For list of supported services and functions Click Here

How it works?

You simply add @boto_magic_formatter decorator to your placeholder python function and decorator will do all the magic .

The @boto_magic_formatter decorator can be added to a generic function like list_resources() to automatically convert the function's response to a .csv format. When used, the decorator will save the converted csv output to a file called list_resources.csv in an output folder located in the same directory as the invoking python script.

Using the @boto_magic_formatter decorator reduces the amount of code needed to parse and flatten the consistent json response from the function without worrying about detail of boto3 function.

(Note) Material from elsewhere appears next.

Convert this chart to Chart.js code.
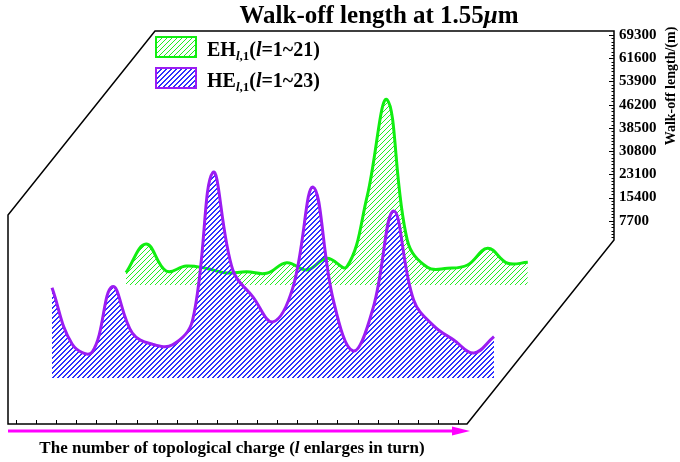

Without the decorator, additional lines of code would be required to manually handle the json parsing,flattenign in consistent way and csv conversion that the decorator performs automatically.

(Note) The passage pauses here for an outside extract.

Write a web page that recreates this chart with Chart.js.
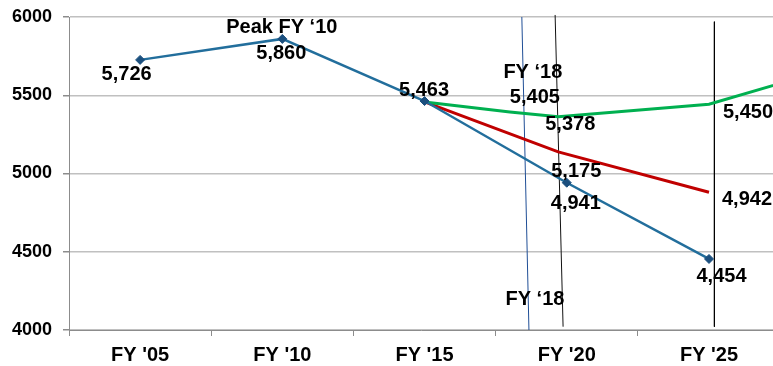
<!DOCTYPE html>
<html>
<head>
<meta charset="utf-8">
<script src="https://cdn.jsdelivr.net/npm/chart.js@4/dist/chart.umd.min.js"></script>
<style>
  html, body { margin: 0; padding: 0; background: #ffffff; overflow: hidden; }
  #wrap { width: 773px; height: 366px; }
</style>
</head>
<body>
<div id="wrap"><canvas id="chart" width="773" height="366"></canvas></div>
<script>
// Fiscal years and axis labels
const years = [2005, 2010, 2015, 2020, 2025];
const yearLabels = ["FY '05", "FY '10", "FY '15", "FY '20", "FY '25"];
const yTicks = [4000, 4500, 5000, 5500, 6000];

// Historical / baseline trend (blue)
const baselineValues = [5726, 5860, 5463, 4941, 4454];

// Lower projection (red)
const redYears = [2015, 2019.7, 2025];
const redValues = [5463, 5175, 4942];

// Upper projection (green)
const greenYears = [2015, 2018, 2019.7, 2025, 2030];
const greenValues = [5463, 5405, 5378, 5450, 5690];

// Reference lines: [year at top, value at top, year at bottom, value at bottom]
const fy18Line = [2018.42, 6000, 2018.67, 4000];
const fy20Line = [2019.59, 6013, 2019.87, 4021];
const fy25Line = [2025.19, 5970, 2025.19, 4021];

const FONT = "'Liberation Sans', Arial, sans-serif";

const toPoints = (xs, vs) => xs.map((x, i) => ({ x: x, y: vs[i] }));
const segment = (l) => [{ x: l[0], y: l[1] }, { x: l[2], y: l[3] }];

// Text annotations: dataset index, point index, offsets, alignment, optional text
const labelSpecs = [
  { ds: 0, i: 0, dx: -13.5, dy: 20, align: 'center' },
  { ds: 0, i: 1, dx: -1, dy: 20, align: 'center' },
  { ds: 0, i: 1, dx: -0.5, dy: -6, align: 'center', text: 'Peak FY \u201810' },
  { ds: 0, i: 2, dx: -0.5, dy: -5, align: 'center' },
  { ds: 0, i: 3, dx: 9, dy: 26, align: 'center' },
  { ds: 0, i: 4, dx: 12.5, dy: 23, align: 'center' },
  { ds: 2, i: 1, dx: 25, dy: -9, align: 'center' },
  { ds: 2, i: 2, dx: 12, dy: 13, align: 'center' },
  { ds: 2, i: 3, dx: 14, dy: 14, align: 'left' },
  { ds: 1, i: 1, dx: 18, dy: 25, align: 'center' },
  { ds: 1, i: 2, dx: 13, dy: 13, align: 'left' }
];
// Captions attached to the FY '18 reference line (0 = top end, 1 = bottom end)
const lineCaptions = [
  { ds: 5, i: 0, dx: 11, dy: 61, text: 'FY \u201818' },
  { ds: 5, i: 1, dx: 6, dy: -25, text: 'FY \u201818' }
];

const labelPlugin = {
  id: 'valueLabels',
  afterDatasetsDraw(chart) {
    const ctx = chart.ctx;
    ctx.save();
    ctx.fillStyle = '#000000';
    ctx.font = 'bold 20px ' + FONT;
    ctx.textBaseline = 'alphabetic';
    labelSpecs.forEach(s => {
      const el = chart.getDatasetMeta(s.ds).data[s.i];
      const raw = chart.data.datasets[s.ds].data[s.i].y;
      const txt = s.text || raw.toLocaleString('en-US');
      ctx.textAlign = s.align;
      ctx.fillText(txt, el.x + s.dx, el.y + s.dy);
    });
    ctx.textAlign = 'center';
    lineCaptions.forEach(s => {
      const el = chart.getDatasetMeta(s.ds).data[s.i];
      ctx.fillText(s.text, el.x + s.dx, el.y + s.dy);
    });
    ctx.restore();
  }
};

new Chart(document.getElementById('chart'), {
  type: 'line',
  data: {
    datasets: [
      {
        data: toPoints(years, baselineValues),
        borderColor: '#226E9C',
        borderWidth: 2.5,
        pointStyle: 'rectRot',
        pointRadius: 4.5,
        pointBackgroundColor: '#1B4F7E',
        pointBorderColor: '#1B4F7E',
        pointBorderWidth: 1,
        yAxisID: 'y',
        order: 1
      },
      {
        data: toPoints(redYears, redValues),
        borderColor: '#C00000',
        borderWidth: 3,
        pointRadius: 0,
        yAxisID: 'y2',
        order: 3
      },
      {
        data: toPoints(greenYears, greenValues),
        borderColor: '#00B050',
        borderWidth: 3,
        pointRadius: 0,
        yAxisID: 'y2',
        order: 2
      },
      {
        data: segment(fy20Line),
        borderColor: '#111111',
        borderWidth: 1,
        pointRadius: 0,
        yAxisID: 'y',
        clip: false,
        order: 4
      },
      {
        data: segment(fy25Line),
        borderColor: '#000000',
        borderWidth: 1,
        pointRadius: 0,
        yAxisID: 'y',
        clip: false,
        order: 4
      },
      {
        data: segment(fy18Line),
        borderColor: '#1F4E96',
        borderWidth: 1,
        pointRadius: 0,
        yAxisID: 'y',
        clip: false,
        order: 4
      }
    ]
  },
  options: {
    responsive: false,
    animation: false,
    events: [],
    layout: { autoPadding: false, padding: { top: 17, right: 0, bottom: 0, left: 0 } },
    plugins: {
      legend: { display: false },
      tooltip: { enabled: false }
    },
    elements: { line: { tension: 0 } },
    scales: {
      x: {
        type: 'linear',
        min: 2002.5,
        max: 2027.25,
        afterBuildTicks(scale) {
          const vals = years.map(y => y - 2.5).concat(years).sort((a, b) => a - b);
          scale.ticks = vals.map(v => ({ value: v }));
        },
        afterFit(scale) {
          scale.height = 36;
          scale.paddingLeft = 0;
          scale.paddingRight = 0;
        },
        ticks: {
          autoSkip: false,
          maxRotation: 0,
          minRotation: 0,
          padding: 7,
          color: '#000000',
          font: { family: FONT, size: 20, weight: 'bold' },
          callback(value) {
            const i = years.indexOf(value);
            return i >= 0 ? yearLabels[i] : '';
          }
        },
        grid: {
          drawOnChartArea: false,
          drawTicks: true,
          tickLength: 6,
          tickColor: (c) => (c.tick && years.includes(c.tick.value)) ? 'rgba(0,0,0,0)' : '#8C8C8C'
        },
        border: { display: true, color: '#8C8C8C', width: 1 }
      },
      y: {
        min: 4000,
        max: 6000,
        afterBuildTicks(scale) { scale.ticks = yTicks.map(v => ({ value: v })); },
        afterFit(scale) {
          scale.width = 69;
          scale.paddingTop = 0;
          scale.paddingBottom = 0;
        },
        ticks: {
          padding: 11,
          color: '#000000',
          font: { family: FONT, size: 18, weight: 'bold' },
          callback: (v) => String(v)
        },
        grid: {
          color: '#C0C0C0',
          lineWidth: 1.5,
          tickLength: 6,
          tickColor: '#8C8C8C'
        },
        border: { display: true, color: '#8C8C8C', width: 1 }
      },
      y2: {
        display: false,
        min: 4147.5,
        max: 5953
      }
    }
  },
  plugins: [labelPlugin]
});
</script>
</body>
</html>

Below is example demonstrate the simplification of generating list of aws resources using magic formatter.

Without magic formatter

import boto3


# Without boto_formatter
def list_policies_without_boto_formatter():
	client = boto3.client('iam')
	paginator = client.get_paginator('list_policies')
	result = []
	for page in paginator.paginate():
		for role in page['Policies']:
			json_obj = {}
			json_obj['PolicyName'] = role['PolicyName']
			json_obj['PolicyId'] = role['PolicyId']
			json_obj['Arn'] = role['Arn']
			json_obj['Path']=str(role['Path'])
			json_obj['DefaultVersionId'] = str(role['DefaultVersionId'])
			json_obj['AttachmentCount'] = str(role['AttachmentCount'])
			json_obj['PermissionsBoundaryUsageCount'] = str(role['PermissionsBoundaryUsageCount'])
			json_obj['IsAttachable'] = str(role['IsAttachable'])
			if "Description" in role.keys():
				json_obj['Description'] = str(role['Description'])
			json_obj['CreateDate'] = str(role['CreateDate'])
			json_obj['UpdateDate'] = str(role['UpdateDate'])
			if "Tags" in role.keys():
				json_obj['Tags_Key'] = role['Tags']['Key']
				json_obj['Tags_Value'] = role['Tags']['Value']
			result.append(json_obj)


		return result

    def dummy_csv_save_function(result):
        print(save_file)

if __name__ == "__main__":
    list_policies_without_boto_formatter()

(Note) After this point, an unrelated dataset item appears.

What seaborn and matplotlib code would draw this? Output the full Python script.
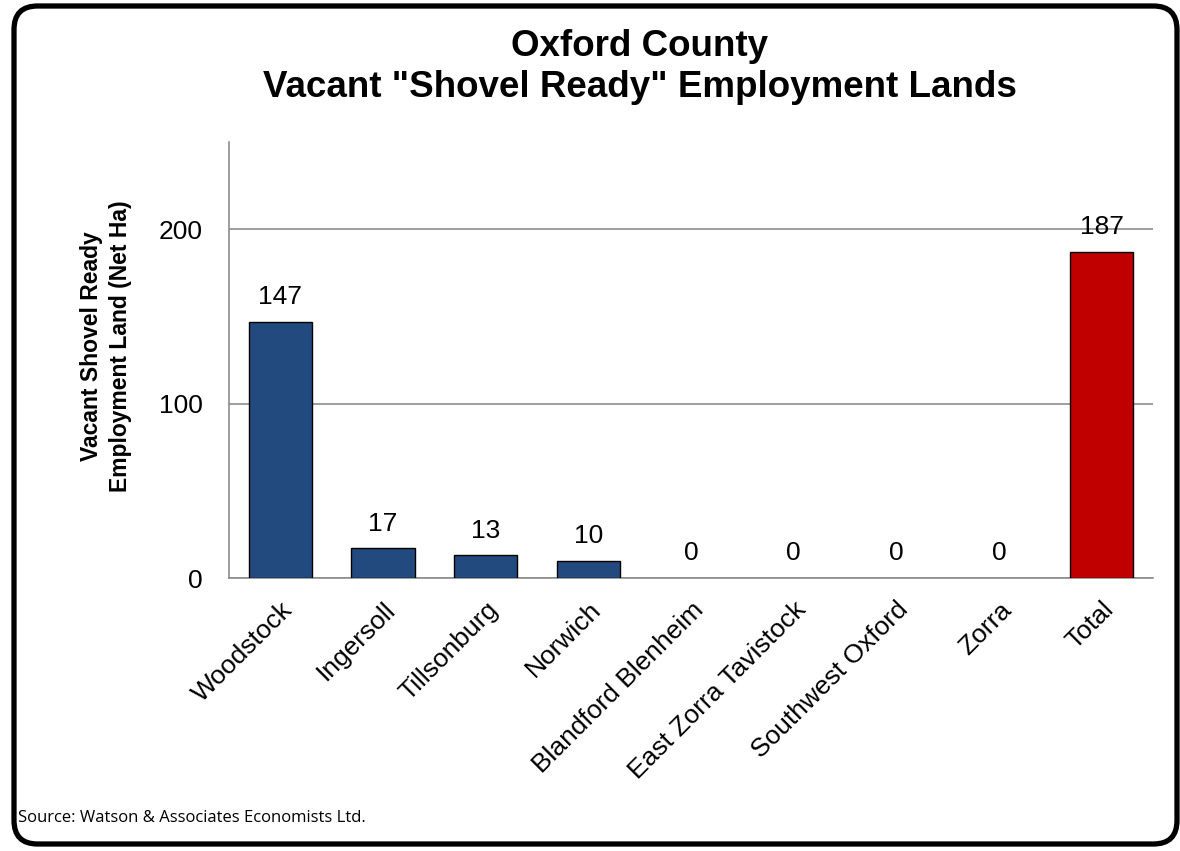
import matplotlib
matplotlib.use("Agg")
import matplotlib.pyplot as plt
from matplotlib.patches import FancyBboxPatch
import seaborn as sns
import pandas as pd

categories = ["Woodstock", "Ingersoll", "Tillsonburg", "Norwich", "Blandford Blenheim",
              "East Zorra Tavistock", "Southwest Oxford", "Zorra", "Total"]
values = [147, 17, 13, 10, 0, 0, 0, 0, 187]
bar_colors = ["#234A7E"] * 8 + ["#C00000"]
y_ticks = [0, 100, 200]

sns.set_theme(style="white")
plt.rcParams["font.family"] = ["Liberation Sans", "DejaVu Sans"]
plt.rcParams["text.color"] = "black"
plt.rcParams["xtick.color"] = "black"
plt.rcParams["ytick.color"] = "black"

df = pd.DataFrame({"area": categories, "ha": values})

fig = plt.figure(figsize=(11.8, 8.51), dpi=100)
ax = fig.add_axes([229 / 1180, 1 - 578 / 851, (1153 - 229) / 1180, (578 - 142) / 851])

sns.barplot(data=df, x="area", y="ha", hue="area", palette=bar_colors, legend=False,
            saturation=1, width=0.62, edgecolor="black", linewidth=1.0, ax=ax, zorder=3)

# bars with no land carry no visible outline
for patch in ax.patches:
    if patch.get_height() == 0:
        patch.set_linewidth(0)

ax.set_ylim(0, 250)
ax.set_xlim(-0.5, len(categories) - 0.5)
ax.set_yticks(y_ticks)
ax.set_yticklabels([str(t) for t in y_ticks], fontsize=19)
ax.yaxis.grid(True, color="#8C8C8C", linewidth=1.2, zorder=0)
ax.set_axisbelow(True)

# category boundary ticks on the x axis
ax.set_xticks([i - 0.5 for i in range(len(categories) + 1)], minor=True)
ax.tick_params(axis="x", which="minor", length=7, width=1.2, color="#8C8C8C", direction="out")
ax.tick_params(axis="x", which="major", length=0, pad=14)
ax.tick_params(axis="y", which="major", length=7, width=1.2, color="#8C8C8C", direction="out", pad=12)
ax.set_xticks(range(len(categories)))
ax.set_xticklabels(categories, rotation=45, ha="right", va="top", rotation_mode="anchor", fontsize=19)

for side in ["top", "right"]:
    ax.spines[side].set_visible(False)
for side in ["left", "bottom"]:
    ax.spines[side].set_color("#8C8C8C")
    ax.spines[side].set_linewidth(1.2)

for i, v in enumerate(values):
    ax.annotate(f"{v}", xy=(i, v), xytext=(0, 9), textcoords="offset points",
                ha="center", va="bottom", fontsize=19, color="black", zorder=4)

ax.set_xlabel("")
ax.set_ylabel("")
fig.text(106 / 1180, 1 - 346 / 851, "Vacant Shovel Ready\nEmployment Land (Net Ha)",
         rotation=90, ha="center", va="center", fontsize=16.5, fontweight="bold",
         linespacing=1.3)

fig.text(640 / 1180, 1 - 67 / 851, 'Oxford County\nVacant "Shovel Ready" Employment Lands',
         ha="center", va="center", fontsize=26.5, fontweight="bold", linespacing=1.25)

fig.text(18 / 1180, 1 - 818 / 851, "Source: Watson & Associates Economists Ltd.",
         ha="left", va="center", fontsize=12, family=["Open Sans", "DejaVu Sans"])

frame = FancyBboxPatch((14 / 1180, 7 / 851), 1163 / 1180, 838 / 851,
                       boxstyle="round,pad=0,rounding_size=0.02",
                       transform=fig.transFigure, fill=False, edgecolor="black",
                       linewidth=3.8, mutation_aspect=1180 / 851)
fig.patches.append(frame)

fig.savefig("out.png", dpi=100, facecolor="white")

With boto_magic_formatter Boto_magic formatter takes care of flattening the data, converting it to CSV format, managing pagination, and generating the output file, removing those burdens from the user.

import boto3
from boto_formatter.boto_magic_formatter import boto_magic_formatter

@boto_magic_formatter(format_type="csv", output_to="file")
def list_resources_to_file(_session, service_name, function_name, **attributes):
    result = None
    return result

if __name__ == "__main__":
    _session = boto3.session.Session()
    list_resources_to_file(_session, "iam", "list_policies")

Installation

boto-formatter is distributed on PyPI. Easiest way to install it is with pip.For building Installation from source code click here

Create a virtual environment (optional):

python3 -m venv .venv

Activate enviornment:

source .venv/bin/activate

Install boto-formatter and boto3:

pip install boto-formatter
pip install boto3

Run boto-formatter code:

import boto3
from boto_formatter.boto_magic_formatter import boto_magic_formatter


"""
Configuration options:
1. format_type: Specify "csv" or "json" format (default is json)
2. output_to: Choose file, print/command, or S3 for output 
3. file_name: For file output, specify a custom file name 
4. Prefix_columns: Prepend static columns like AccountID to output
"""
@boto_magic_formatter(format_type="csv", output_to="file")
def list_resources_to_file(_session, service_name, function_name, attributes):
    """
    Place holder function. Decorator does all the magic.
    """
    result = None
    return result



if __name__ == "__main__":
    _session = boto3.session.Session()
    list_resources_to_file(_session, "lambda", "list_functions")

FAQ

What are the available service names, functions, and attributes that I can access in the boto_magic_formatter library and how can I get information about them?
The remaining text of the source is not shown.